VANCOUVER, British Columbia- A prominent member of Canada's incoming Conservative government said Wednesday the party will stand behind its promise to arm border guards, a day after guards fled their posts because two murder suspects were heading for the border from California.

Vic Toews, who will soon be a part of the government after serving as Canada's justice critic in opposition, said he did not relish the sight of Canadian border guards leaving their posts as gunmen approached.

Some unarmed guards abandoned their posts at four crossings along the British Columbia border on Tuesday when they heard the murder suspects were coming their way, said Paula Shore, a spokeswoman for the Canada Border Services Agency.

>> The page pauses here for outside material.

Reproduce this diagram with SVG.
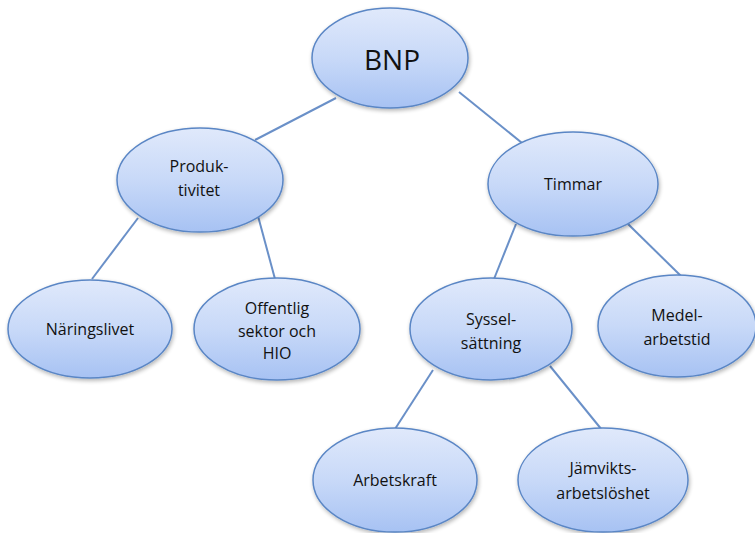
<svg xmlns="http://www.w3.org/2000/svg" width="755" height="533" viewBox="0 0 755 533">
<defs>
<linearGradient id="g" x1="0" y1="0" x2="0" y2="1">
<stop offset="0" stop-color="#e0e9fb"/>
<stop offset="0.5" stop-color="#c8d9f8"/>
<stop offset="1" stop-color="#a7c2f3"/>
</linearGradient>
<filter id="sh" x="-10%" y="-10%" width="125%" height="130%">
<feGaussianBlur in="SourceAlpha" stdDeviation="2"/>
<feOffset dx="1" dy="2"/>
<feComponentTransfer><feFuncA type="linear" slope="0.3"/></feComponentTransfer>
<feMerge><feMergeNode/><feMergeNode in="SourceGraphic"/></feMerge>
</filter>
</defs>
<style>
.n ellipse{fill:url(#g);stroke:#5a86c5;stroke-width:1.5;filter:url(#sh)}
.n text{font-family:"Open Sans","Liberation Sans",sans-serif;font-size:16px;fill:#111;text-anchor:middle}
.c line{stroke:#6a90c8;stroke-width:2}
</style>
<rect width="755" height="533" fill="#fff"/>
<g class="c">
<line x1="336" y1="98" x2="255" y2="140"/>
<line x1="459" y1="92" x2="527" y2="147"/>
<line x1="138" y1="218" x2="92" y2="279"/>
<line x1="258" y1="216" x2="275" y2="279"/>
<line x1="516" y1="224" x2="494" y2="279"/>
<line x1="628" y1="224" x2="681" y2="276"/>
<line x1="433" y1="370" x2="395" y2="429"/>
<line x1="550" y1="366" x2="602" y2="430"/>
</g>
<g id="bnp" class="n"><ellipse cx="390" cy="58" rx="78" ry="50"/><text x="392" y="70" style="font-size:28px">BNP</text></g>
<g id="produktivitet" class="n"><ellipse cx="200" cy="180" rx="83" ry="52"/><text x="199" y="172">Produk-</text><text x="199" y="196">tivitet</text></g>
<g id="timmar" class="n"><ellipse cx="573" cy="184" rx="85" ry="52"/><text x="573" y="190">Timmar</text></g>
<g id="naringslivet" class="n"><ellipse cx="90" cy="329" rx="82" ry="49"/><text x="90" y="335">Näringslivet</text></g>
<g id="offentlig" class="n"><ellipse cx="277" cy="329" rx="83" ry="51"/><text x="277" y="314">Offentlig</text><text x="277" y="337">sektor och</text><text x="277" y="359">HIO</text></g>
<g id="sysselsattning" class="n"><ellipse cx="491" cy="329" rx="81" ry="51"/><text x="491" y="325">Syssel-</text><text x="491" y="349">sättning</text></g>
<g id="medelarbetstid" class="n"><ellipse cx="677" cy="326" rx="79" ry="51"/><text x="677" y="321">Medel-</text><text x="677" y="345">arbetstid</text></g>
<g id="arbetskraft" class="n"><ellipse cx="395" cy="480" rx="82" ry="52"/><text x="395" y="486">Arbetskraft</text></g>
<g id="jamvikt" class="n"><ellipse cx="603" cy="480" rx="85" ry="52"/><text x="603" y="474">Jämvikts-</text><text x="603" y="499">arbetslöshet</text></g>
</svg>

"A few officers exercised their right to refuse to work because of what they perceived as imminent danger," Shore said. Under Canada's labor code, "any worker has the right to refuse to work if they feel they are in imminent danger," she said.

Canada's Conservative party defeated the Liberals in the national election on Monday night and the new government is expected to be sworn in within weeks. Toews said he expects the government to arm border guards soon.

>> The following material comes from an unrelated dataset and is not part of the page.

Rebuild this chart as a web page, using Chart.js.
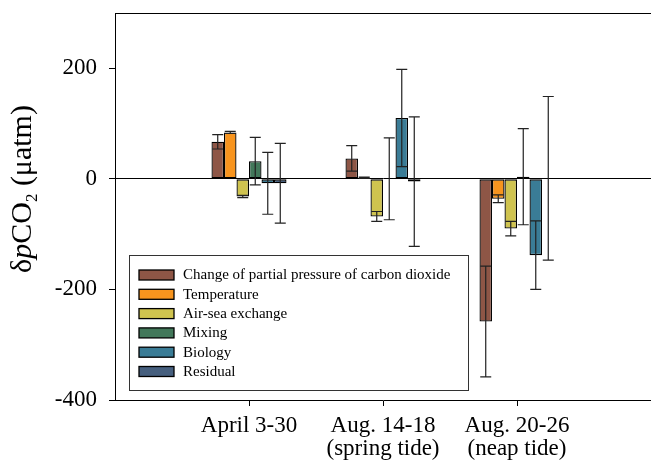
<!DOCTYPE html>
<html><head><meta charset="utf-8">
<script src="https://cdn.jsdelivr.net/npm/chart.js@4.4.0/dist/chart.umd.min.js"></script>
<style>html,body{margin:0;padding:0;background:#fff;overflow:hidden}</style>
</head><body>
<canvas id="c" width="651" height="465"></canvas>
<script>
// ---- data ----
const categories = ['', 'April 3-30', ['Aug. 14-18', '(spring tide)'], ['Aug. 20-26', '(neap tide)'], ''];
const seriesNames = ['Change of partial pressure of carbon dioxide', 'Temperature', 'Air-sea exchange', 'Mixing', 'Biology', 'Residual'];
const seriesColors = ['#8E5646', '#F7941E', '#CFC34F', '#42785A', '#3A7C96', '#465F7E'];
const pco2Change    = [null, 67, 37, -258, null];
const pco2ChangeErr = [null, 13, 23, 100, null];
const temperature    = [null, 84, 2, -36, null];
const temperatureErr = [null, 2, 1, 7, null];
const airSea    = [null, -32, -68, -90, null];
const airSeaErr = [null, 2, 9, 13, null];
const mixing    = [null, 32, 0, 4, null];
const mixingErr = [null, 43, 74, 87, null];
const biology    = [null, -8, 110, -138, null];
const biologyErr = [null, 56, 88, 62, null];
const residual    = [null, -8, -5, 1, null];
const residualErr = [null, 72, 117, 148, null];
const yTickValues = [-400, -200, 0, 200];
const yMin = -400, yMax = 300;

const seriesValues = [pco2Change, temperature, airSea, mixing, biology, residual];
const seriesErrors = [pco2ChangeErr, temperatureErr, airSeaErr, mixingErr, biologyErr, residualErr];

const FONT = '"Liberation Serif", "Times New Roman", serif';

const datasets = seriesNames.map((name, i) => ({
  label: name,
  data: seriesValues[i],
  errors: seriesErrors[i],
  backgroundColor: seriesColors[i],
  borderColor: '#000',
  borderWidth: 1.3,
  borderSkipped: false,
  barPercentage: 1,
  categoryPercentage: 0.56
}));

const errorBarPlugin = {
  id: 'errorBars',
  afterDatasetsDraw(chart) {
    const ctx = chart.ctx, ys = chart.scales.y;
    chart.data.datasets.forEach((ds, di) => {
      const meta = chart.getDatasetMeta(di);
      meta.data.forEach((bar, i) => {
        const v = ds.data[i], e = ds.errors[i];
        if (v == null || e == null) return;
        const x = bar.x, yt = ys.getPixelForValue(v + e), yb = ys.getPixelForValue(v - e);
        ctx.save();
        ctx.strokeStyle = '#222';
        ctx.lineWidth = 1.2;
        ctx.beginPath();
        ctx.moveTo(x, yt); ctx.lineTo(x, yb);
        ctx.moveTo(x - 5.5, yt); ctx.lineTo(x + 5.5, yt);
        ctx.moveTo(x - 5.5, yb); ctx.lineTo(x + 5.5, yb);
        ctx.stroke();
        ctx.restore();
      });
    });
  }
};

const framePlugin = {
  id: 'frame',
  afterDraw(chart) {
    const ctx = chart.ctx, a = chart.chartArea;
    ctx.save();
    // top border
    ctx.strokeStyle = '#000'; ctx.lineWidth = 1;
    ctx.beginPath(); ctx.moveTo(a.left, a.top + 0.5); ctx.lineTo(a.right, a.top + 0.5); ctx.stroke();

    // legend
    const lx = 129, ly = 255, lw = 339, lh = 135;
    ctx.fillStyle = '#fff';
    ctx.fillRect(lx, ly, lw, lh);
    ctx.strokeStyle = '#333'; ctx.lineWidth = 1;
    ctx.strokeRect(lx + 0.5, ly + 0.5, lw, lh);
    ctx.font = '15px ' + FONT;
    ctx.textBaseline = 'middle';
    ctx.textAlign = 'left';
    chart.data.datasets.forEach((ds, i) => {
      const cy = 275 + i * 19.3;
      ctx.fillStyle = ds.backgroundColor;
      ctx.fillRect(139, cy - 5, 35, 10);
      ctx.strokeStyle = '#000'; ctx.lineWidth = 1.3;
      ctx.strokeRect(139, cy - 5, 35, 10);
      ctx.fillStyle = '#000';
      ctx.fillText(ds.label, 183, cy + 0.5);
    });

    // y-axis title: δpCO2 (μatm)
    const size = 30;
    const parts = [
      { t: 'δ', f: size + 'px ' + FONT, dy: 0 },
      { t: 'p', f: 'italic ' + size + 'px ' + FONT, dy: 0 },
      { t: 'CO', f: size + 'px ' + FONT, dy: 0 },
      { t: '2', f: '17px ' + FONT, dy: 6 },
      { t: ' (μatm)', f: size + 'px ' + FONT, dy: 0 }
    ];
    let total = 0;
    parts.forEach(p => { ctx.font = p.f; p.w = ctx.measureText(p.t).width; total += p.w; });
    ctx.translate(31, 189);
    ctx.rotate(-Math.PI / 2);
    ctx.textBaseline = 'alphabetic';
    ctx.fillStyle = '#000';
    let u = -total / 2;
    parts.forEach(p => { ctx.font = p.f; ctx.fillText(p.t, u, p.dy); u += p.w; });
    ctx.restore();
  }
};

function zeroPad(s) { s.paddingLeft = 0; s.paddingRight = 0; s.paddingTop = 0; s.paddingBottom = 0; }

new Chart(document.getElementById('c'), {
  type: 'bar',
  data: { labels: categories, datasets },
  options: {
    responsive: false,
    animation: false,
    devicePixelRatio: 1,
    layout: { padding: { top: 13, right: 0, left: 0, bottom: 0 } },
    plugins: { legend: { display: false }, tooltip: { enabled: false }, title: { display: false } },
    scales: {
      x: {
        type: 'category',
        offset: false,
        grid: {
          offset: false,
          drawOnChartArea: false,
          drawTicks: true,
          tickLength: 6,
          tickColor: c => (c.index === 0 || c.index === categories.length - 1) ? 'rgba(0,0,0,0)' : '#000'
        },
        border: { color: '#000', width: 1 },
        ticks: {
          color: '#000', autoSkip: false, maxRotation: 0, padding: 8,
          font: { family: FONT, size: 23, lineHeight: 1.0 }
        },
        afterFit: s => { s.height = 65; zeroPad(s); }
      },
      y: {
        min: yMin, max: yMax,
        afterBuildTicks: s => { s.ticks = yTickValues.map(v => ({ value: v })); },
        grid: {
          drawOnChartArea: true,
          color: c => (c.tick && c.tick.value === 0) ? '#000' : 'rgba(0,0,0,0)',
          tickColor: '#000',
          tickLength: 6,
          lineWidth: 1
        },
        border: { color: '#000', width: 1 },
        ticks: {
          color: '#000', padding: 12,
          font: { family: FONT, size: 23 }
        },
        afterFit: s => { s.width = 115; zeroPad(s); }
      }
    }
  },
  plugins: [errorBarPlugin, framePlugin]
});
</script>
</body></html>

"It's simply a practical matter of how soon these officers can be trained and the firearms issued to them," he told The Canadian Press. "That's our commitment and I trust our minister will do exactly that."

Suspects Ishtiaq Hussain, 38, of Pakistan, and Jose Antonio Barajas, 22, of Mexico, were arrested amid gunfire at the end of a high-speed chase Tuesday, police said. Hussain was shot and wounded by U.S. border guards.

Toews suggested Canada should be embarrassed by the incident.

"I think it does nothing for our national image. I find it very disturbing that our officers felt compelled to leave because of this threat to their personal safety," he said.

"I understand their concerns very well and don't fault them. What surprises me is that the former government refused to properly equip our officers."

The Canadian side of the U.S.-Canada border is monitored by the 4,500-member Canada Border Services Agency, supplemented in some posts by the Royal Canadian Mounted Police and local police departments.

Border guards are supposed to allow anyone suspected of being armed and dangerous into Canada and then call police.

A vice president of the union that represents border guards said he was pleased by Toews' statements.

"We are supposed to withdraw because we're not armed," union vice president Steve Pellerin-Fowlie said.